The bubbles have long burst. Tec first, then real estate and its derivatives, yet we still think that CEO's and execs of any and all stripes --- including many in our non-profits and churches --- MUST be paid a salary that is decorous and decent and equivalent to what they would make in some fantasy private sector job. That this means that their salary and benefit packages are 500% + greater than what those same boards are willing to pay the people who staff the trenches, do the work, and are basically the backbone behind ours having been such a prosperous and privileged country, is unconscionable, unethical, unwise and - ultimately - killing us and any hope we can have for a good ending if not a better future.

We need to urgently re-define our terms and what it means to be middle class. We must ground ourselves on the real numbers of what our country can actually afford instead of what people “expect.” We are a country with values that have been jettisoned by 3 decades of embrace of Randian thought, but it isn’t too late to reclaim ourselves from the brink. That would allow us the mindset of raising the lower salaries that have actually lost incredible ground over the past 2 decades, while lowering – significantly – the top salaries across the spectrum of public service. I’d propose we set a goal of reducing CEO and top exec overall packages to a mere 60 to 100 times what the lowest paid staff person makes.

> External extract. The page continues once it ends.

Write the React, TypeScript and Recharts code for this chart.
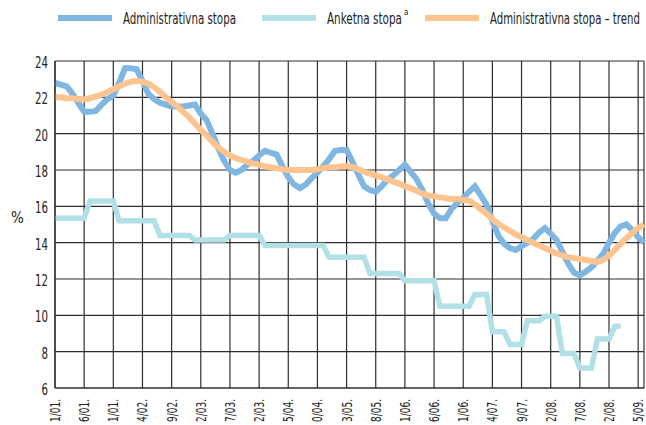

Simple math, people. How many property and sales taxes can one wealthier person pay into the local economy, and how many repairs, services, etc can one person generate that create demand thus jobs, that all feed into building up the common good?

But, if that person does well, AND others are at least kept employed and doing fairly… if instead of laying off teachers and janitors who live in the community, we figure out how to merge districts and cut excess while leaving people on the job, then we will have all that many more people paying their taxes, creating demand for services and basically creating jobs and supporting a healthier local economy.

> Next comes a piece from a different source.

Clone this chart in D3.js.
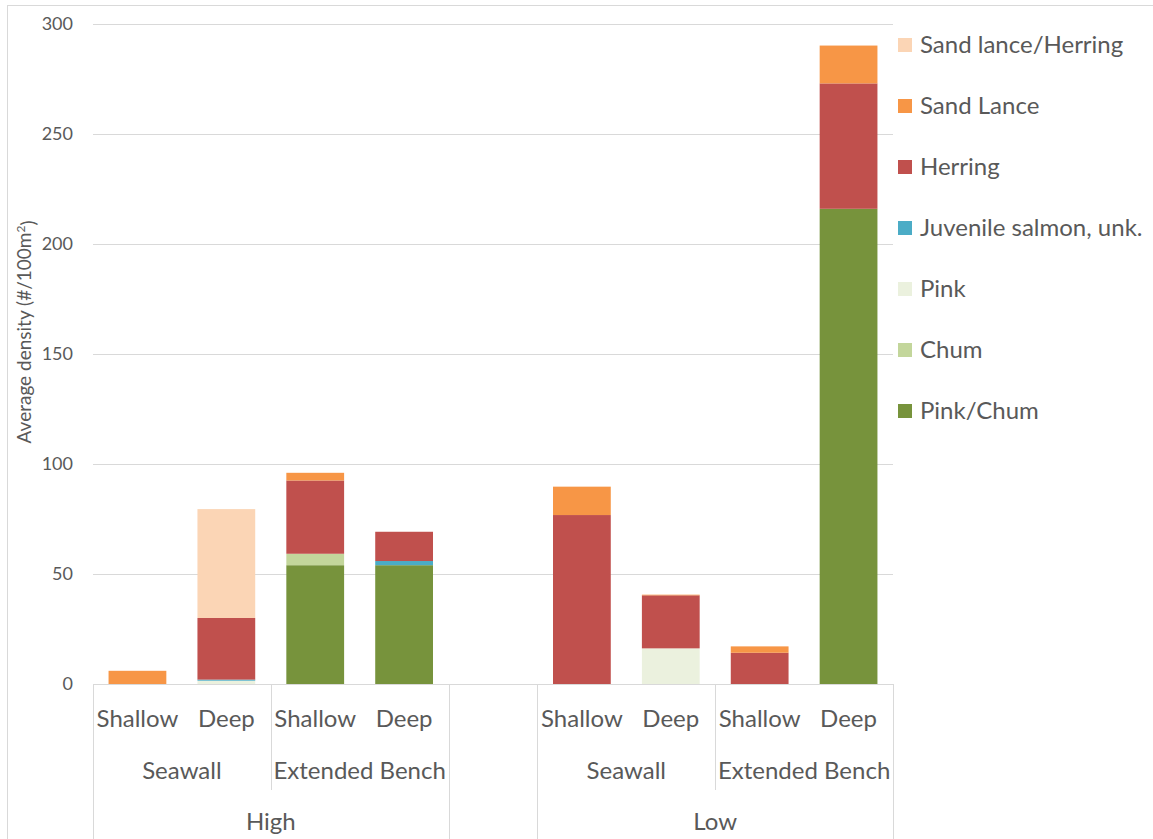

Statewide, we can save money on such costs as pumping water and reducing the effects of drought and the dangers of flooding by switching to saner zoning and agricultural policies such as refusing to subsidize water-intensive crops, while offering help to change those out for water efficient crops and farming practices; encouraging valley homeowners and builders to relocate or build on high ground so that we can let some of the levies fail and perhaps allow one or two of the valley’s great rivers to run free at least part of the year so that once again the valley floods seasonally, which would benefit the bay, the valley’s natural fertility, the wildlife and the fisheries.

AND if we decide to restore even greater sanity to our budget and increase our revenue stream by actually collecting taxes on corporate profits obtained within our state or by ending the practice of destroying or giving away our common heritage for next to nothing – such as our water or our fisheries – or, worse, for free – as with our irreplaceable natural resources (unlike our red state giants of Alaska and Texas, whose political and fiscal conservatism has not impeded them from charging huge payouts for the mining rights to their oil and gas), then our shared picture and our future becomes bright indeed.

But we would have to start by breaking the mold we settled into with Reagan and got crusted over with every party and every administration since then. What trickled down was not prosperity, but canker, and it is now or never if we intend to beat this thing. Unfortunately, anyone paying attention to Washington or Sacramento will have seen by now that it will have to be a bottom-up healing, so why not start in Ravenswood?

Like this comment
Posted by Christopher Schmidt
a resident of another community
on Jun 18, 2011 at 1:20 am

Don't blame Prop 13.

Property tax revenue has far outstripped inflation--and all other major revenue sources--since 1978 (when voters approved it).

In the last ten years alone, East Palo Alto property taxes have nearly tripled, as assessed valuation increased from $664,964,025 to $1,958,097,243.

Schools created their own fiscal mess, by increasing the number of employees, and size of their salaries, in excess of their long-term growth in revenue. If they had a policy in place, limiting payroll growth to 5% annually (putting the excess in a combination of endowment/building fund), they would have never outspent revenue.

Like this comment
Posted by Christopher Schmidt
a resident of another community
on Jun 18, 2011 at 1:23 am

Whoops-- I meant to include a link to a county assessor page that shows property taxes since 1997.